The case for socialism (2013 version)
No to Austerity
The case for socialism (2013 version)
No to austerity - for a party for the majority, not a tiny elite
The great recession was not caused by a bloated public sector but by the worst crisis of capitalism in 70 years.
Yet we are being told that we have to accept cuts in public spending as the only way out of the crisis.
In reality, as we have warned, cutting public spending has not improved the economic crisis, but exacerbated it.
The government has no mandate for the vicious austerity it is implementing. The Tories couldn't even win a majority in the 2010 general election.
Instead they had to cobble together a coalition with the Lib-Dems, who had increased their vote only by claiming to be to the left of Labour.
Since then the brutal reality of the government's policies - continued economic crisis, pay freezes and cuts, tuition fee hikes, growing unemployment and benefit cuts - has led to the governing parties plummeting in the polls.
Austerity is unpopular but there is no voice in parliament which opposes it. At every step the Labour Party has accepted the cuts agenda.
Labour leader Ed Miliband and his sidekick Ed Balls disgracefully promised to bring "iron discipline" to controls on spending by sticking with Tory spending plans at the start of a future Labour government, capping spending on the sick and disabled and not restoring universal child benefit, among many other attacks.
Labour may well still win the next general election, but they are doing their best to throw their chances away by offering their own version of austerity gruel.
At the same time, at local level Labour councils are implementing the coalition government's cuts.
No wonder that workers' most common response to elections is to sit on their hands and abstain. Some have tried to kick the government by voting for UKIP - which poses as the voice of opposition, though in reality stands for even more brutal austerity than the Tories.
The stockbrokers and millionaires who lead UKIP have won votes by posing as being 'against the big three parties'.
They are tapping into the deep-rooted suspicion of 'parties' and 'politics' in society - an inevitable consequence of having all the major parties stand for the 1% rather than the 99%.
It shows great sense to be cynical about political parties when faced with the pro-rich, pro-banker, sleazy and corrupt parties of Westminster, which really are 'all the same'.

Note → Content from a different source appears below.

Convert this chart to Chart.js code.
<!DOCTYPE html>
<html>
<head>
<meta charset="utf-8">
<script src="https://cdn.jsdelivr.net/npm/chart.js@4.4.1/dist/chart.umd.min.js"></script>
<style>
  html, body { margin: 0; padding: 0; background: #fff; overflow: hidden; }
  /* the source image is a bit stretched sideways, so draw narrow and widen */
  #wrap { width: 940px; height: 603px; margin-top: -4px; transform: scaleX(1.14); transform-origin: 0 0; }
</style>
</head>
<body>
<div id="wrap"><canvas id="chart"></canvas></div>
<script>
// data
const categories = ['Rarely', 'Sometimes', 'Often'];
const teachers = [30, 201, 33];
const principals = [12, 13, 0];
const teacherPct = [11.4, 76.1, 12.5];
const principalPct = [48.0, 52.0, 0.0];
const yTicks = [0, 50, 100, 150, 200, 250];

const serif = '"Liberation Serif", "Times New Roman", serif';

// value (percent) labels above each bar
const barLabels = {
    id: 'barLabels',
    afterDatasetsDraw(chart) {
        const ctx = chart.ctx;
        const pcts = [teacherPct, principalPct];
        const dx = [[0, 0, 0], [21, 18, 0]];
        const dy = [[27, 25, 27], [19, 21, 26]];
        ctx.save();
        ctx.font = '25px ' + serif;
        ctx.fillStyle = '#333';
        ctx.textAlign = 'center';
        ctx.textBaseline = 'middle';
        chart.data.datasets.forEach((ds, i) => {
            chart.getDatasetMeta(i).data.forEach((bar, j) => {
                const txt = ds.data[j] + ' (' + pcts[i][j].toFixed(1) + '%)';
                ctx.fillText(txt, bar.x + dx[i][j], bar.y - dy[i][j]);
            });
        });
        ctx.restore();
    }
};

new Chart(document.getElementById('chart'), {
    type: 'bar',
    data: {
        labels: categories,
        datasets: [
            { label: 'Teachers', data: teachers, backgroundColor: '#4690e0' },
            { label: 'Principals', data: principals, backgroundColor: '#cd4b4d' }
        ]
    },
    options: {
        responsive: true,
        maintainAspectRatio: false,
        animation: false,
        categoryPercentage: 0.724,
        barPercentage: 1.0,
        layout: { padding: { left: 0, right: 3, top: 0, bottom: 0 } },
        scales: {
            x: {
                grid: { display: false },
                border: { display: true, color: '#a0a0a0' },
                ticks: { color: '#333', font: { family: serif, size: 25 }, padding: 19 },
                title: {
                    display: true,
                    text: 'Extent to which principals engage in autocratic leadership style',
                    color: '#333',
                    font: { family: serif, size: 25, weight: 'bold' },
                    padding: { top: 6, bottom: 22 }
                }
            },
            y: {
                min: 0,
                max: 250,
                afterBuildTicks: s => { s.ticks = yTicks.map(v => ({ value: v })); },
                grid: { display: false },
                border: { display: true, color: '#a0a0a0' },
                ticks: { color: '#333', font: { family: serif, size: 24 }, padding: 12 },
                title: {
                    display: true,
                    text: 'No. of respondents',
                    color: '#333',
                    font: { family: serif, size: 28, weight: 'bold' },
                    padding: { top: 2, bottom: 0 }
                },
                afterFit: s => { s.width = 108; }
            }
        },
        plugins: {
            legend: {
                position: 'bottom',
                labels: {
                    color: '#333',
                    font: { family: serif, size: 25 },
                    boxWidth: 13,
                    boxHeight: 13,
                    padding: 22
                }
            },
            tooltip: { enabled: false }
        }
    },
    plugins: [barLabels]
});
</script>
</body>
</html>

We understand why people draw the conclusion that it is better to ignore politics and declare a plague on all their houses.

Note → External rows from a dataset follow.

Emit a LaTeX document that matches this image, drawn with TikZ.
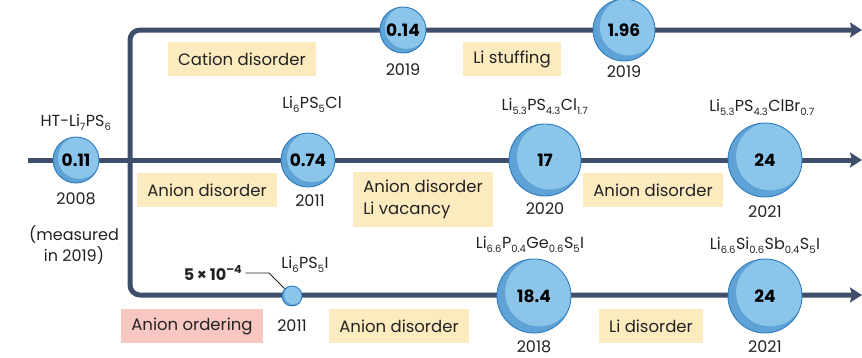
\documentclass[tikz,border=0pt]{standalone}
\usepackage{fontspec}
\setmainfont{Poppins}
\usepackage{tikz}
\usetikzlibrary{positioning, arrows.meta, calc}
\usepackage{xcolor}
\definecolor{trackblue}{HTML}{3E4E6B}
\definecolor{bubblelight}{HTML}{8CC5EA}
\definecolor{bubbledark}{HTML}{5FA2D6}
\definecolor{bubbleedge}{HTML}{2F7CBF}
\definecolor{noteyellow}{HTML}{FDEBC0}
\definecolor{notepink}{HTML}{F8C7C2}
\definecolor{textdark}{HTML}{222222}
\newcommand{\lo}[1]{\textsubscript{\fontsize{10}{10}\selectfont\raisebox{-1.5pt}{#1}}}
\tikzset{
    bubble/.style={
        circle,
        draw=bubbleedge,
        fill=bubblelight,
        line width=0.9pt,
        inner sep=0pt,
        minimum size=#1,
        text=black,
        font=\bfseries\fontsize{17}{18}\selectfont,
        path picture={
            \fill[bubbledark] (path picture bounding box.south west) rectangle (path picture bounding box.north east);
            \fill[bubblelight] let \p1=(path picture bounding box.north east),
                \p2=(path picture bounding box.center) in
                ({\x2+0.14*(\x1-\x2)},{\y2+0.1*(\y1-\y2)}) circle ({0.92*(\x1-\x2)});
        }
    },
    track/.style={
        draw=trackblue,
        line width=5pt
    },
    note/.style={
        fill=noteyellow,
        inner xsep=10pt,
        inner ysep=0pt,
        minimum height=34pt,
        text=textdark,
        align=left,
        font=\fontsize{16.5}{22}\selectfont
    },
    lab/.style={
        inner sep=0pt,
        text=textdark,
        align=center,
        font=\fontsize{16}{21}\selectfont
    }
}

\begin{document}
\begin{tikzpicture}[
        x=1pt, y=-1pt
      ]
      \useasboundingbox (0,0) rectangle (862,357);

      \coordinate (start) at (28,160);
      \coordinate (mainend) at (862,160);
      \coordinate (topend) at (862,30);
      \coordinate (botend) at (862,295);
      \coordinate (bendT) at (130,30);
      \coordinate (bendB) at (130,295);

      \draw[track, -{Stealth[length=12pt, width=15pt, inset=2pt]}] (start) -- (mainend);
      \draw[track, {Stealth[length=12pt, width=15pt, inset=2pt]}-{Stealth[length=12pt, width=15pt, inset=2pt]},
        rounded corners=10pt] (topend) -- (bendT) -- (bendB) -- (botend);

      % middle track
      \node[bubble=46pt] (A) at (76,160) {0.11};
      \node[bubble=54pt] (B) at (308,160) {0.74};
      \node[bubble=72pt] (C) at (545,160) {17};
      \node[bubble=74pt] (D) at (765,160) {24};

      % top track
      \node[bubble=46pt] (E) at (403,30) {0.14};
      \node[bubble=62pt] (F) at (624,30) {1.96};

      % bottom track
      \node[bubble=20pt] (G) at (292,296) {};
      \node[bubble=74pt] (H) at (534,296) {18.4};
      \node[bubble=74pt] (I) at (765,296) {24};

      \node[lab] (A1) at (76,122) {HT-Li\lo{7}PS\lo{6}};
      \node[lab] (A2) at (76,199) {2008};
      \node[lab] (A3) at (74,245) {(measured\\in 2019)};
      \node[lab] (B1) at (312,104) {Li\lo{6}PS\lo{5}Cl};
      \node[lab] (B2) at (310,201) {2011};
      \node[lab] (C1) at (545,106) {Li\lo{5.3}PS\lo{4.3}Cl\lo{1.7}};
      \node[lab] (C2) at (545,209) {2020};
      \node[lab] (D1) at (762,107) {Li\lo{5.3}PS\lo{4.3}ClBr\lo{0.7}};
      \node[lab] (D2) at (765,212) {2021};
      \node[lab] (E2) at (403,70) {2019};
      \node[lab] (F2) at (624,72) {2019};
      \node[lab] (G1) at (305,264) {Li\lo{6}PS\lo{5}I};
      \node[lab] (G2) at (292,326) {2011};
      \node[lab, font=\bfseries\fontsize{16}{18}\selectfont] (G3) at (213,273) {5\,×\,10\textsuperscript{–4}};
      \node[lab] (H1) at (530,244) {Li\lo{6.6}P\lo{0.4}Ge\lo{0.6}S\lo{5}I};
      \node[lab] (H2) at (534,347) {2018};
      \node[lab] (I1) at (765,245) {Li\lo{6.6}Si\lo{0.6}Sb\lo{0.4}S\lo{5}I};
      \node[lab] (I2) at (765,347) {2021};

      \coordinate (kink) at (269,273);
      \draw[textdark, line width=0.8pt] (G3.east) ++(3pt,0) -- (kink) -- (G);

      \node[note] (N1) at (242,59) {Cation disorder};
      \node[note] (N2) at (512,59) {Li stuffing};
      \node[note] (N3) at (207,190) {Anion disorder};
      \node[note, minimum height=55pt] (N4) at (423,199) {Anion disorder\\Li vacancy};
      \node[note] (N5) at (653,190) {Anion disorder};
      \node[note, fill=notepink] (N6) at (192,326) {Anion ordering};
      \node[note] (N7) at (399,326) {Anion disorder};
      \node[note] (N8) at (651,326) {Li disorder};

    \end{tikzpicture}
\end{document}
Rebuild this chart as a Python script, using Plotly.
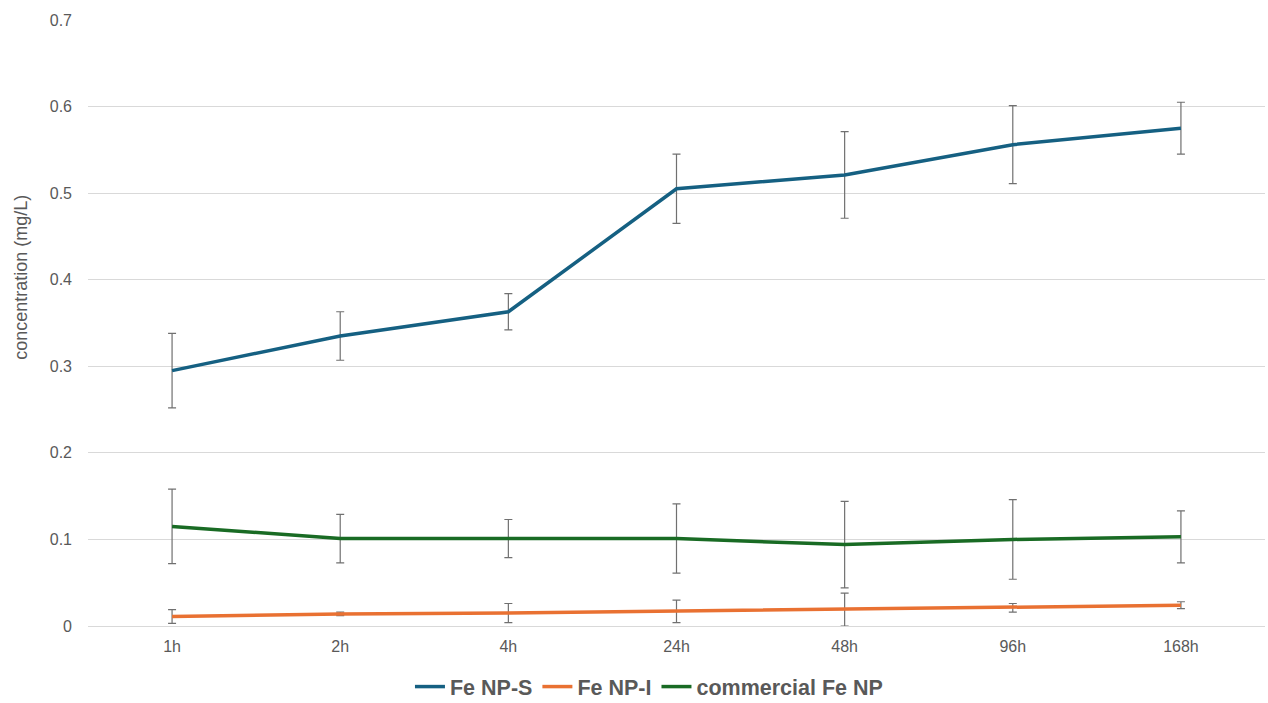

The problem with this, however, is that it lets the various brands of self-serving careerists continue to run the show, abusing the rest of us.

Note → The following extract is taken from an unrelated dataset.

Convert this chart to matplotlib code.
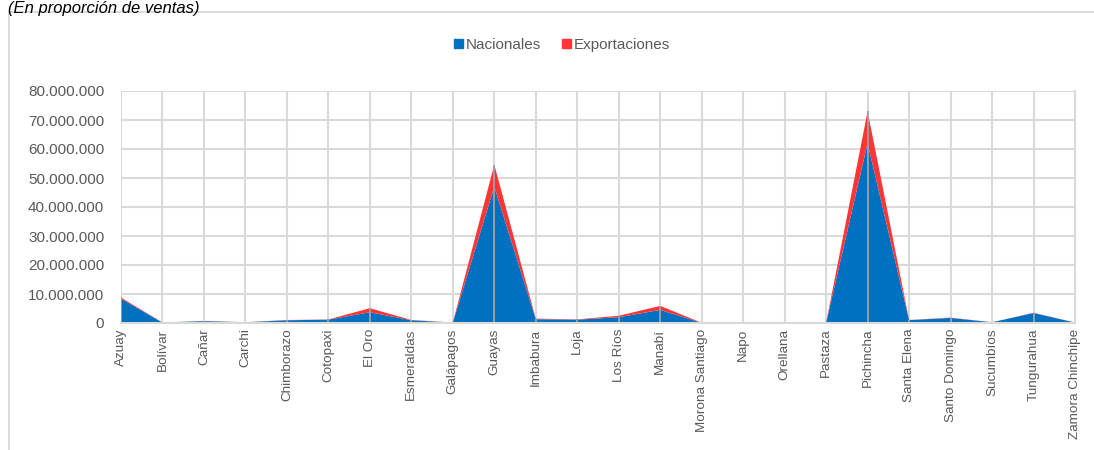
import matplotlib
matplotlib.use("Agg")
import matplotlib.pyplot as plt
from matplotlib.patches import Patch
from matplotlib.ticker import FuncFormatter, MultipleLocator
from matplotlib.lines import Line2D

plt.rcParams['font.family'] = ['Liberation Sans', 'DejaVu Sans']

provincias = ["Azuay", "Bolívar", "Cañar", "Carchi", "Chimborazo", "Cotopaxi",
              "El Oro", "Esmeraldas", "Galápagos", "Guayas", "Imbabura", "Loja",
              "Los Ríos", "Manabí", "Morona Santiago", "Napo", "Orellana",
              "Pastaza", "Pichincha", "Santa Elena", "Santo Domingo",
              "Sucumbíos", "Tungurahua", "Zamora Chinchipe"]

nacionales = [8_400_000, 150_000, 650_000, 250_000, 950_000, 1_150_000,
              3_700_000, 950_000, 150_000, 47_000_000, 1_300_000, 1_150_000,
              2_000_000, 4_500_000, 80_000, 50_000, 300_000,
              100_000, 62_000_000, 1_000_000, 1_750_000,
              250_000, 3_450_000, 150_000]

exportaciones = [400_000, 20_000, 50_000, 30_000, 80_000, 80_000,
                 1_400_000, 100_000, 20_000, 7_600_000, 200_000, 100_000,
                 500_000, 1_400_000, 10_000, 5_000, 30_000,
                 10_000, 11_000_000, 50_000, 100_000,
                 30_000, 80_000, 20_000]

W, H = 1094, 450
fig = plt.figure(figsize=(W / 100, H / 100), dpi=100)
fig.patch.set_facecolor("white")

text_color = "#595959"
grid_color = "#d9d9d9"

# outer chart frame (left and top edges)
fig.add_artist(Line2D([9 / W, 9 / W], [0, 1 - 12 / H], transform=fig.transFigure,
                      color=grid_color, lw=1.3, zorder=0))
fig.add_artist(Line2D([9 / W, 1], [1 - 12 / H, 1 - 12 / H], transform=fig.transFigure,
                      color=grid_color, lw=1.3, zorder=0))

fig.text(8 / W, 1 - 12.5 / H, "(En proporción de ventas)", fontsize=12,
         style="italic", color="#000000", va="baseline", ha="left", zorder=5)

ax = fig.add_axes([121 / W, 1 - 323 / H, (1075 - 121) / W, (323 - 91) / H])

x = list(range(len(provincias)))
ax.stackplot(x, nacionales, exportaciones, colors=["#0070c0", "#ff3535"],
             linewidth=0, zorder=2)

totales = [n + e for n, e in zip(nacionales, exportaciones)]
ax.vlines(x, 0, totales, colors="#a0a0a0", lw=1.3, zorder=3)

ax.set_xlim(0, len(provincias) - 1)
ax.set_ylim(0, 80_000_000)
ax.yaxis.set_major_locator(MultipleLocator(10_000_000))
ax.yaxis.set_major_formatter(FuncFormatter(lambda v, p: f"{int(v):,}".replace(",", ".")))
ax.set_xticks(x)
ax.set_xticklabels(provincias, rotation=90, fontsize=9.7, color=text_color)
ax.tick_params(axis="y", labelsize=11, labelcolor=text_color, length=0, pad=12)
ax.tick_params(axis="x", length=0, pad=4)

ax.grid(True, color=grid_color, lw=1.5, zorder=0)
ax.set_axisbelow(True)
for s in ["left", "top"]:
    ax.spines[s].set_visible(False)
ax.spines["right"].set_color(grid_color)
ax.spines["right"].set_linewidth(1.5)
ax.spines["bottom"].set_color(grid_color)
ax.spines["bottom"].set_linewidth(1.5)
ax.spines["bottom"].set_zorder(4)

handles = [Patch(color="#0070c0", label="Nacionales"),
           Patch(color="#ff3535", label="Exportaciones")]
fig.legend(handles=handles, loc="center", bbox_to_anchor=(562 / W, 1 - 45 / H),
           ncol=2, frameon=False, fontsize=11, labelcolor=text_color,
           handlelength=0.6, handleheight=0.6, handletextpad=0.15,
           columnspacing=1.4, borderpad=0)

fig.savefig("out.png", dpi=100, facecolor="white")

There are many examples of this. In Spain in 2010 a mass movement - the 'indiginados' - burst onto the scene, struggling against
austerity. But, because the movement in the main stood aside from the electoral field, it allowed the PP (equivalent of the Tory Party) to come to power.
Egypt has been shaken repeatedly by mass revolutionary uprisings. However, the lack of a mass party of the working class and poor means that the forces that are making the revolution have so far not been able to take the power.
The Socialist Party is fighting for a party of a completely different type. We need a party that stands for the interests of the overwhelming majority: the working class.
Such a mass party would not exist only to stand in elections, but to unite the different sections of the working class - young and old, working and unemployed, black and white - in a common struggle for its collective interests. Nonetheless, standing in elections is one important aspect of that struggle.
In England and Wales the Socialist Party helped to found the Trade Unionist and Socialist Coalition (TUSC) which provides a banner under which different workers, anti-cuts, anti-bedroom tax, 'save our services' campaigns and youth organisations can stand in elections on a clear socialist platform.
TUSC also involves the RMT (the rail and transport workers' union) led by Bob Crow, and leading trade unionists from the civil servants' union (PCS), the teachers' union (NUT), and others. We see this as a step towards building a mass party of the working class.